Humor Subterráneo y la Mentira de los Reality Shows



El comediante Polo Polo se forjó en el "underground" de los años 80s, un espacio en el que sus casetes con grabaciones en vivo eran la sensación entre los adultos. No existían videos ni grandes promociones, pero sus chistes “subidos de tono” corrían como pólvora entre los padres de familia. Lo curioso es que nadie parecía haber asistido a sus shows en persona; sin embargo, todos conocían sus chistes. Aquel fenómeno clandestino era, de alguna forma, un portal hacia la doble moral. Nuestros padres se reían a carcajadas con las groserías que Polo Polo recitaba con maestría, mientras nos prohibían repetir esas mismas palabras. Lo más paradójico es que, hoy en día, al escuchar esas grabaciones en formato digital, su humor ya no causa la misma gracia. La magia de Polo Polo no estaba solo en las palabras, sino en la manera en que transformaba lo cotidiano en historias que atrapaban.

La televisión en los años 80s era un bastión de corrección política. Un personaje como Polo Polo no tenía cabida en ese entorno, especialmente por su lenguaje. Por eso, su comedia nunca fue parte del entretenimiento tradicional, convirtiéndolo en un símbolo del "underground". Todos lo escuchábamos en secreto, nadie se atrevía a repetir su léxico, y mucho menos en voz alta. Polo Polo simplemente no existía para la televisión. Fue en los años 90s cuando Jorge Ortiz de Pinedo, un comediante con más suerte que talento, lo llevó finalmente a la pantalla chica. El morbo de ver a Polo Polo en televisión superaba cualquier expectativa sobre su verdadero humor, pero la censura de la televisión limitaba su esencia. Aunque tuvo más exposición, su éxito siempre fue ajeno a ese medio.

Si hablamos de televisión, llegamos inevitablemente a los reality shows, un formato que, para mí, siempre ha estado cargado de falsedad. Estos programas siguen un guion camuflado, adaptado para satisfacer al público y, sobre todo, para mantener el rating. No puedo recordar un solo reality show que haya disfrutado; su manipulación descarada, la superficialidad de las propuestas y lo predecible de sus guiones siempre me mantuvieron alejado.

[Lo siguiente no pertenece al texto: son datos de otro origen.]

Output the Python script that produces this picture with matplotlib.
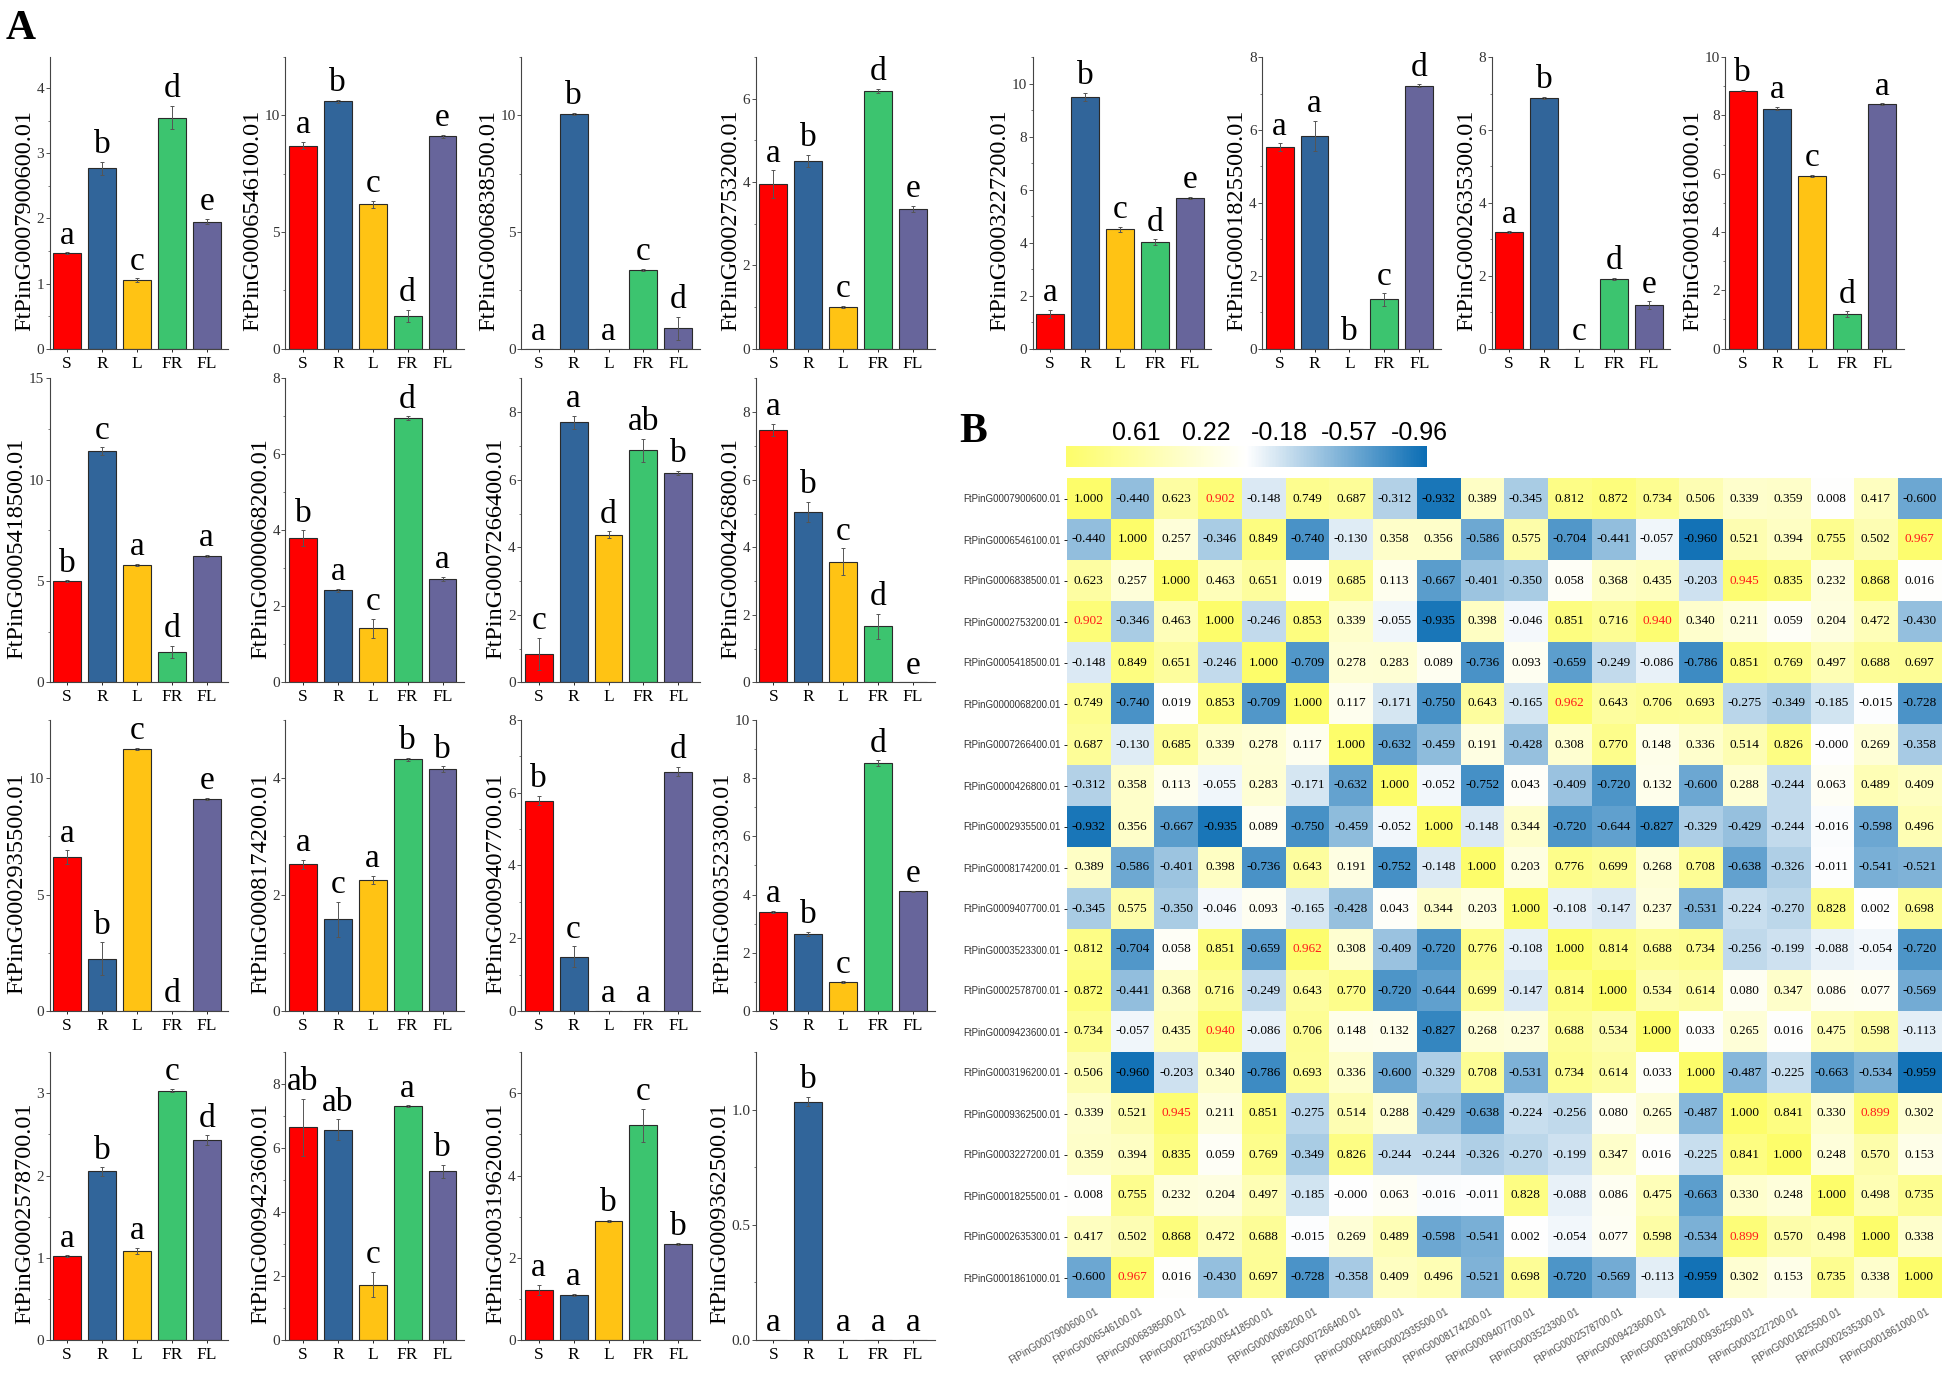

Si tuviera que imaginar un reality ideal, sería una mezcla de Jefe Encubierto y Shark Tank. Imagínate a los grandes empresarios de México disfrazados, sin dinero ni contactos, arrojados en algún pueblo remoto. ¿Podría Carlos Slim o Ricardo Salinas empezar un negocio desde cero sin sus privilegios? Sería una prueba de genio real, sin trampas ni favores.

Ahora, La Casa de los Famosos México, un formato reciclado que ha pasado por diferentes países, no me emociona en lo más mínimo. Es solo un Big Brother más. Lo transmiten por Vix, que en realidad no es más que Televisa con otro disfraz. Irónicamente, esa misma Televisa que muchos juraban odiar porque “Televisa te idiotiza” ahora tiene a todos sus antiguos detractores pagando membresías premium para consumir el mismo contenido, con un nombre diferente. Todo es parte de un guion. Los concursantes menos populares van siendo eliminados, mientras que la producción ya tiene a sus favoritos, listos para ser explotados en nuevos programas hasta que el público se canse de ellos.

La televisión, como medio, ha sofocado la creatividad durante años. Los artistas que de verdad arriesgan no caben en sus márgenes. Polo Polo construyó su éxito lejos de la pantalla chica, mientras que personajes como Adrián Marcelo, participante de controversia en La Casa de los Famosos México, ni siquiera tienen el talento para contar una historia. Su "don" se reduce a burlarse de los demás, tal como lo hacían Paco Stanley en la televisión nacional, o Ernesto Chavana en la televisión local. Marcelo es un producto efímero, una especie de accidente que algunos productores inescrupulosos decidieron explotar. Pensaron que podrían moldearlo como una figura intelectual de humor negro, pero lo que obtuvieron fue a un narcisista sin profundidad que ofreció una versión mediocre del teatro de la crueldad, manipulando a sus compañeros y ejecutando un espectáculo de tortura emocional cada semana.

Adrián Marcelo se presenta como psicólogo. Y aunque algunos entran a esa carrera con la intención de ayudar a los demás, en su caso parece más bien un intento de ayudarse a sí mismo. Esos impulsos narcisistas que mostró en televisión reflejan la falta de autoconocimiento, y aunque su tiempo en la pantalla se irá desvaneciendo, su legado es, al menos, un recordatorio de cómo los medios pueden intentar vendernos humo. Mientras tanto, el verdadero arte, como el de Polo Polo, sigue latente, lejos de los reflectores y sin fecha de caducidad.